Minnetonka(Minnesota) High School defenseman Tommy Vannelli was a player that flew under the radar for a long time coming up through the youth hockey ranks. He was always considered a solid player, but his quiet, efficient style of play didn't draw the same attention as some of the flashier players in his age group. But as that group of players matured and the pace of play became faster, Vannelli's responsible style of play began to look better and better.
After not being one of the handful of defensemen from Minnesota to be selected for USA Hockey's top national camp as a 15 and 16 year old, Vannelli made it to the National Select 17 Festival last summer, and was arguably the breakout player at the camp which gathers the best talent in the US. He was selected to play for the US at the Ivan Hlinka U18 tournament, where, despite a disappointing effort from the United States squad, Vannelli acquitted himself quite well, and became a top prospect for this year's draft. He played this past season with Minnetonka High School, and then once the high school season ended, he joined the US NTDP U18 team for the remainder of the year, including playing at the World U-18 Championships. Next year, Vannelli will play for the University of Minnesota.
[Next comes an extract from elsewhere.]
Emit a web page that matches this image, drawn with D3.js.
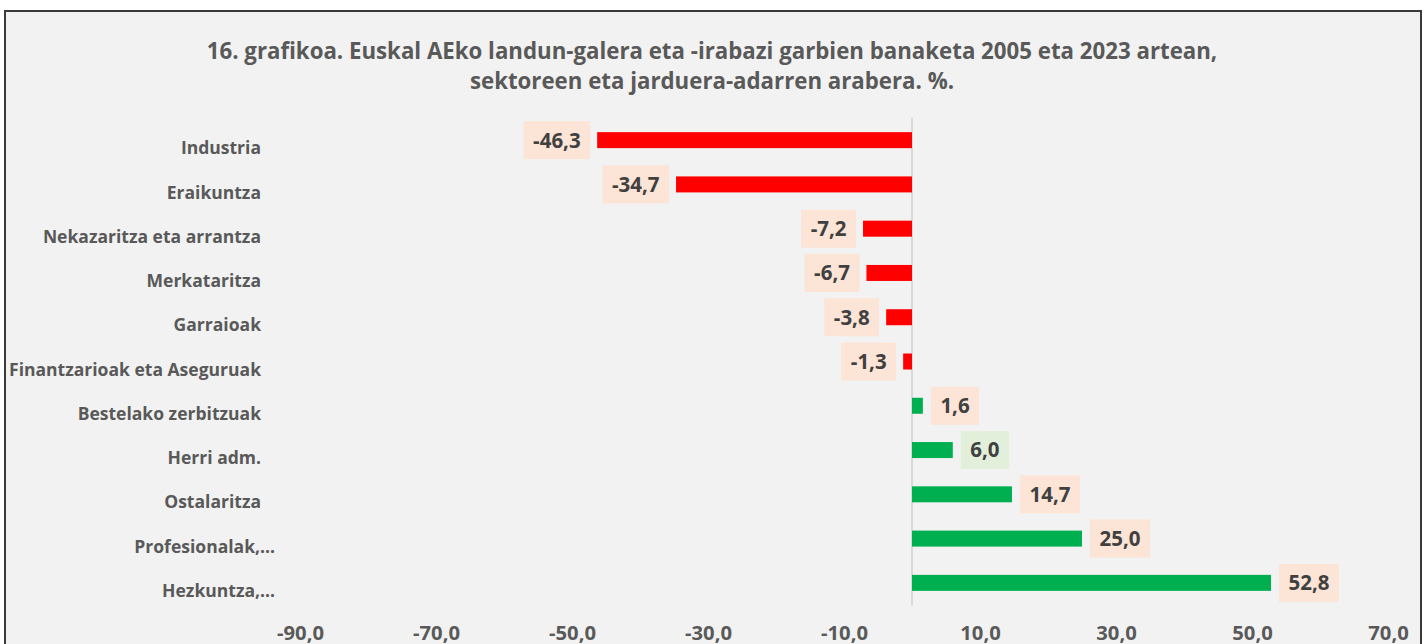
<!DOCTYPE html>
<html>
<head>
<meta charset="utf-8">
<script src="https://cdn.jsdelivr.net/npm/d3@7"></script>
<style>
  body { margin: 0; background: #fff; }
  svg text { font-family: "Open Sans", Lato, sans-serif; font-weight: bold; }
</style>
</head>
<body>
<svg id="chart"></svg>
<script>
var viewWidth = 1425;
var viewHeight = 644;

// data
var categories = ["Industria", "Eraikuntza", "Nekazaritza eta arrantza", "Merkataritza", "Garraioak",
  "Finantzarioak eta Aseguruak", "Bestelako zerbitzuak", "Herri adm.", "Ostalaritza",
  "Profesionalak,…", "Hezkuntza,…"];
var values = [-46.3, -34.7, -7.2, -6.7, -3.8, -1.3, 1.6, 6.0, 14.7, 25.0, 52.8];
var tickValues = [-90, -70, -50, -30, -10, 10, 30, 50, 70];
var titleLines = ["16. grafikoa. Euskal AEko landun-galera eta -irabazi garbien banaketa 2005 eta 2023 artean,",
  "sektoreen eta jarduera-adarren arabera. %."];

var locale = d3.formatLocale({decimal: ",", thousands: ".", grouping: [3], currency: ["", "€"], minus: "-"});
var fmt = locale.format(".1f");

var svg = d3.select("#chart")
    .attr("width", viewWidth)
    .attr("height", viewHeight);

// scale font size of a selection so that its reference node reaches a target width
function fitFont(sel, refNode, target) {
  var base = parseFloat(sel.style("font-size"));
  var w = refNode.getComputedTextLength();
  sel.style("font-size", (base * target / w).toFixed(2) + "px");
}

// chart area + frame
svg.append("rect")
    .attr("x", 5).attr("y", 11)
    .attr("width", 1416).attr("height", 650)
    .attr("fill", "#f2f2f2")
    .attr("stroke", "#3a3a3a")
    .attr("stroke-width", 2);

var titles = svg.selectAll(".title")
    .data(titleLines)
  .enter().append("text")
    .attr("class", "title")
    .attr("x", 712)
    .attr("y", function(d, i) { return 59 + i * 30; })
    .attr("text-anchor", "middle")
    .style("font-size", "20px")
    .style("fill", "#595959")
    .text(function(d) { return d; });
fitFont(titles, titles.node(), 1011);

var x = d3.scaleLinear()
    .domain([-90, 70])
    .range([300, 1388]);

var y = d3.scaleBand()
    .domain(categories)
    .range([118, 605]);

var barH = 16;

// zero line
svg.append("line")
    .attr("x1", x(0)).attr("x2", x(0))
    .attr("y1", 118).attr("y2", 606)
    .attr("stroke", "#d9d9d9")
    .attr("stroke-width", 2);

var rows = categories.map(function(c, i) { return {cat: c, v: values[i]}; });

svg.selectAll(".bar")
    .data(rows)
  .enter().append("rect")
    .attr("class", "bar")
    .attr("x", function(d) { return Math.min(x(0), x(d.v)); })
    .attr("y", function(d) { return y(d.cat) + y.bandwidth() / 2 - barH / 2; })
    .attr("width", function(d) { return Math.abs(x(d.v) - x(0)); })
    .attr("height", barH)
    .attr("fill", function(d) { return d.v < 0 ? "#ff0000" : "#00b050"; });

// data labels with boxes
var lab = svg.selectAll(".lab")
    .data(rows)
  .enter().append("g")
    .attr("class", "lab");

lab.append("rect");
var labText = lab.append("text")
    .attr("text-anchor", "middle")
    .attr("dy", "0.36em")
    .style("font-size", "20px")
    .style("fill", "#404040")
    .text(function(d) { return fmt(d.v); });
fitFont(labText, labText.filter(function(d) { return d.v === 52.8; }).node(), 41);

lab.each(function(d) {
  var g = d3.select(this);
  var w = g.select("text").node().getComputedTextLength() + 19;
  var cy = y(d.cat) + y.bandwidth() / 2;
  var cx = d.v < 0 ? x(d.v) - 7 - w / 2 : x(d.v) + 8 + w / 2;
  g.select("text").attr("x", cx).attr("y", cy);
  g.select("rect")
    .attr("x", cx - w / 2).attr("y", cy - 19)
    .attr("width", w).attr("height", 38)
    .attr("fill", d.v === 6.0 ? "#e2efda" : "#fce4d6");
});

// category labels
var cats = svg.selectAll(".cat")
    .data(rows)
  .enter().append("text")
    .attr("class", "cat")
    .attr("x", function(d) { return /…$/.test(d.cat) ? 275 : 261; })
    .attr("y", function(d) { return y(d.cat) + y.bandwidth() / 2 + 8; })
    .attr("dy", "0.35em")
    .attr("text-anchor", "end")
    .style("font-size", "16px")
    .style("fill", "#595959")
    .text(function(d) { return d.cat; });
fitFont(cats, cats.filter(function(d) { return d.cat === "Finantzarioak eta Aseguruak"; }).node(), 252);

// x axis
var xAxis = d3.axisBottom(x)
    .tickValues(tickValues)
    .tickSize(0)
    .tickPadding(0)
    .tickFormat(fmt);

var gx = svg.append("g")
    .attr("transform", "translate(0,633)")
    .call(xAxis);
gx.select(".domain").remove();
var ticks = gx.selectAll("text")
    .attr("dy", "0.35em")
    .attr("y", 0)
    .attr("font-family", null)
    .attr("font-size", null)
    .style("font-size", "17px")
    .style("fill", "#595959");
fitFont(ticks, ticks.node(), 47);
</script>
</body>
</html>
In terms of style, Vannelli isn't the type of player that jumps out at you. He's got good size, standing at 6'2" but still has a lot of weight he can add to his relatively slender frame. He defends using his quick, nimble feet and outstanding skating for positioning rather than delivering crushing body checks. He doesn't take too many chances joining the rush or pinching in from the blueline, preferring to play safe, conservative defense, and he also doesn't have a huge slap shot from the point, which means he doesn't put up big offensive numbers, but he's got pretty vision and is an excellent passer, which allows him to move the puck from zone to zone effectively.
As far as pro upside, Vannelli has the footwork to be a very effective pro player, and with his style of play, he should have a relatively easier time making the transition to the faster pace of the pro game. Unless his offensive game really develops over the next couple of years, Vannelli doesn't really project as a top-pairing, power play quarterback type of player, but he does project well as a minute-eating second or third pairing defenseman. A good comparison might be a slightly less dynamic, but bigger version of the Chicago Blackhawks' Nick Leddy.
Rankings for Vannelli heading into the draft have ranged from the tail end of the first round by people that really like him, to the mid-to-late third round for those not as high on him. He doesn't quite have the ceiling to be selected in the first round of a very deep draft, but he's talented enough that he likely won't last into the third round of the draft. The end result will likely be something in the middle, with Vannelli selected somewhere in the second round.